Shocking structural racism revealed pēpi Māori were five times more likely to be taken into care than non-Māori.
After the release of the reverse uplift story, new minister for children Kelvin Davis demanded a formal review from the chief social worker and called an interim halt to the reverse uplifts. This limited internal review concluded the children’s removal could be justified, but that it “raised further questions for the minister around some system-wide processes within Oranga Tamariki and how these processes are being applied.”
Then on January 22, following repeated calls from Māori leaders for her resignation, Oranga Tamariki CEO Grainne Moss finally stood down.

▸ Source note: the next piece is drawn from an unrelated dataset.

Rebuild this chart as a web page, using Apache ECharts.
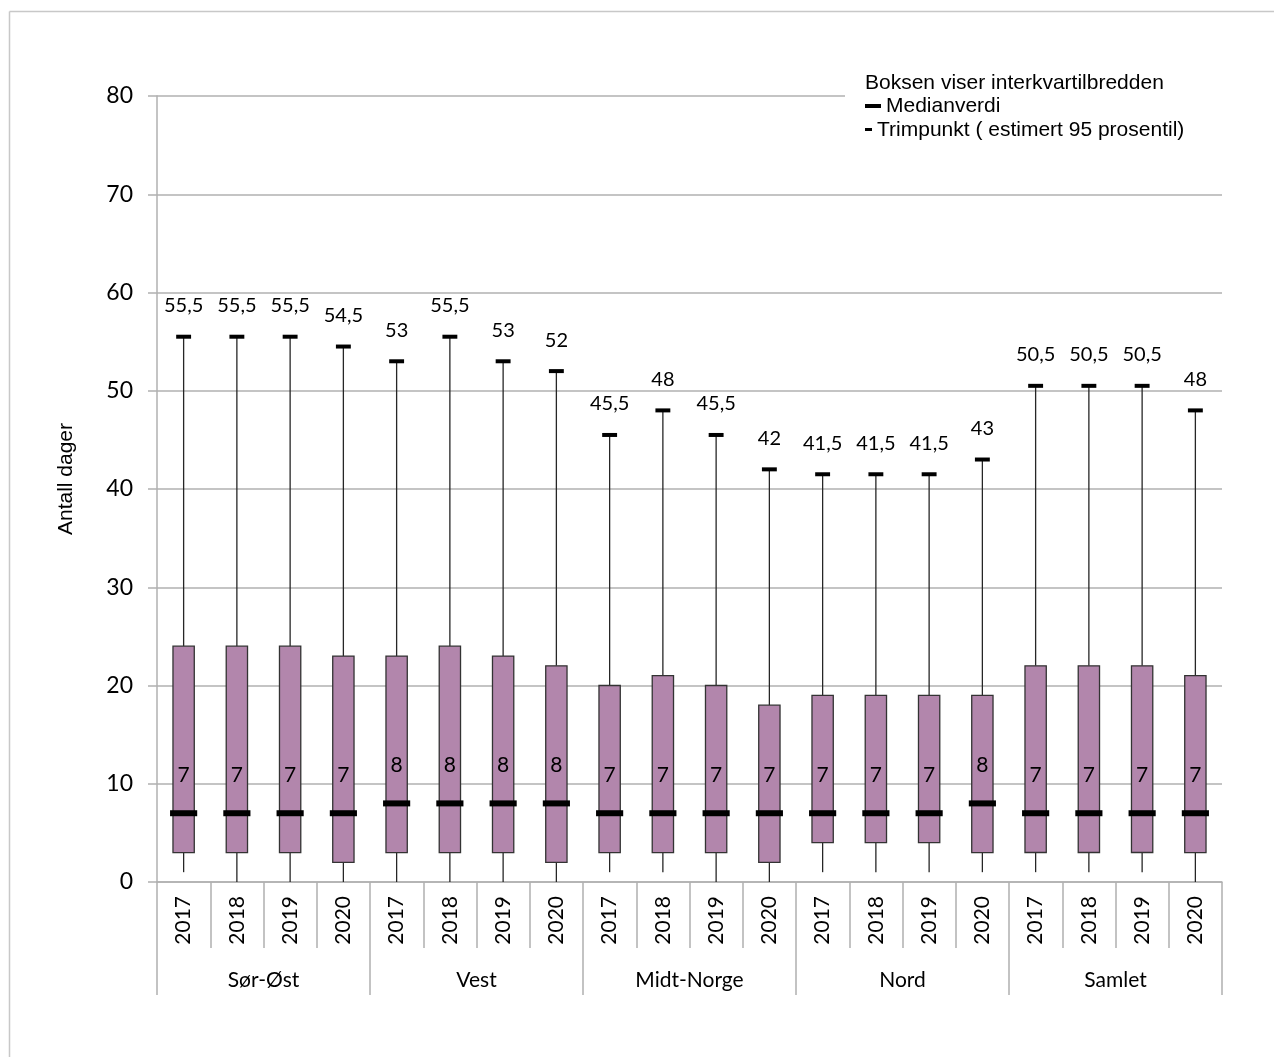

Moss had been at the helm of the agency since its inception almost four years ago, following the disestablishment of its predecessor Child, Youth and Family (CYF).
A Māori-led watchdog was immediately set up to oversee the ministry, and an acting CEO installed, Sir Wira Gardiner, who once led Te Puni Kokiri.
The advisory board, led by Māori Council chair Matthew Tukaki and joined by prominent iwi figures Dame Naida Glavish and Tā Mark Solomon, with leading social worker Shannon Pakura, will provide an initial report to Davis by June 30.
The caregivers from Newsroom’s reverse uplift story are awaiting a report from the Ombudsman into their case. The couple were expecting the report earlier this month but have been told Oranga Tamariki has asked for an extension to address the issues raised in the report before it can be released.